Mr. Vergara—a New York-based writer, photographer, and documentarian—earned his MA in Sociology at Columbia. He cites his sociology training as critical to the development of his approach to photographing urban landscapes. Mr. Vergara uses photography to “track time,” and makes us look closely at how the urban decay of America’s inner cities changes in small and large ways. He also documents the creativity of people residing in ruined neighborhoods as they indicate what matters to them by creating powerful murals and by adapting old buildings to new purposes. Other themes in his work include the presence of churches and religion, and the dramatic desolation and beauty of an almost-empty city at night. He has won a MacArthur Fellowship winner and a National Humanities Medal. Mr. Vergara has written eight books, the most recent of which is Harlem: The Unmaking of a Ghetto. The Library of Congress in Washington, DC, is the permanent home of his photographic archive.

Nina Ansary (’13PhD, History)

Outstanding Recent Alumni Award

Nina Ansary

Dr. Ansary, an Iranian-American historian, award-winning author, and women's rights advocate, holds an MA in Middle Eastern, South Asian, and African Studies, and a PhD in History, from Columbia. As a UN Women Global Champion for Innovation and Visiting Fellow at The London School of Economics Centre for Women, Peace & Security, she regularly presents her work on women's rights and the impact of institutionalized gender discrimination at major universities and conferences in the US and UK. She is the author of two books: Anonymous Is a Woman: A Global Chronicle of Gender Inequality (Revela Press/March 2020), included in Smithsonian magazine’s “Books of the Week,” and Jewels of Allah: The Untold Story of Women in Iran (Revela Press/2015), which won the 2016 International Book Award in “Women’s Issues.” Dr. Ansary is an alumna of Barnard College, as well as a member of the Board of Trustees of Barnard. She also serves on the International Advisory Board of The Cambridge Middle East and North Africa Forum, the Board of Directors of the Diplomacy Center Foundation and the New York-based organization The Center for Human Rights in Iran (CHRI), and the Board of Trustees of the Iranian American Women Foundation (IAWF). She received The Joan Rivers ’54 Trailblazer Award from Barnard in 2018 and is the recipient of the 2019 Ellis Island Medal of Honor and the 2019 Iranian American Women Foundation (IAWF) Women of Influence Award.

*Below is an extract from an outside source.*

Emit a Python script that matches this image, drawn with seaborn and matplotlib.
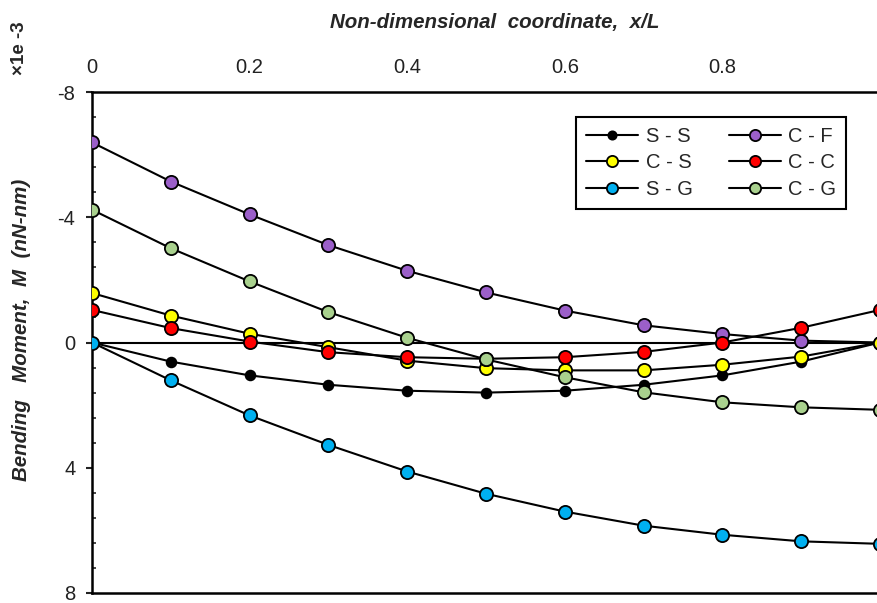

Andrew Freedman (’09MA, Climate and Society)

Outstanding Recent Alumni Award

Andrew Freedman

Mr. Freedman, a graduate of the MA program in Climate and Society, is an editor for the Capital Weather Gang at The Washington Post, where he focuses on climate change, extreme weather, and the environment. In 2018, he was a recipient of an award from the Society of Environmental Journalists for Outstanding Explanatory Reporting.

 

Viviana Rivera-Burgos (’20PhD, Political Science)

Campbell Award

Ms. Rivera-Burgos specializes in American public opinion and political behavior, particularly as they relate to ethnoracial minorities. She has served as co-chair of the Students of Color Alliance, graduate student mentor to undergraduate students from underrepresented backgrounds in the Leadership Alliance Summer Research Program, and graduate student representative in the Political Science Diversity and Equity Committee. She was born and raised in Mayagüez, Puerto Rico.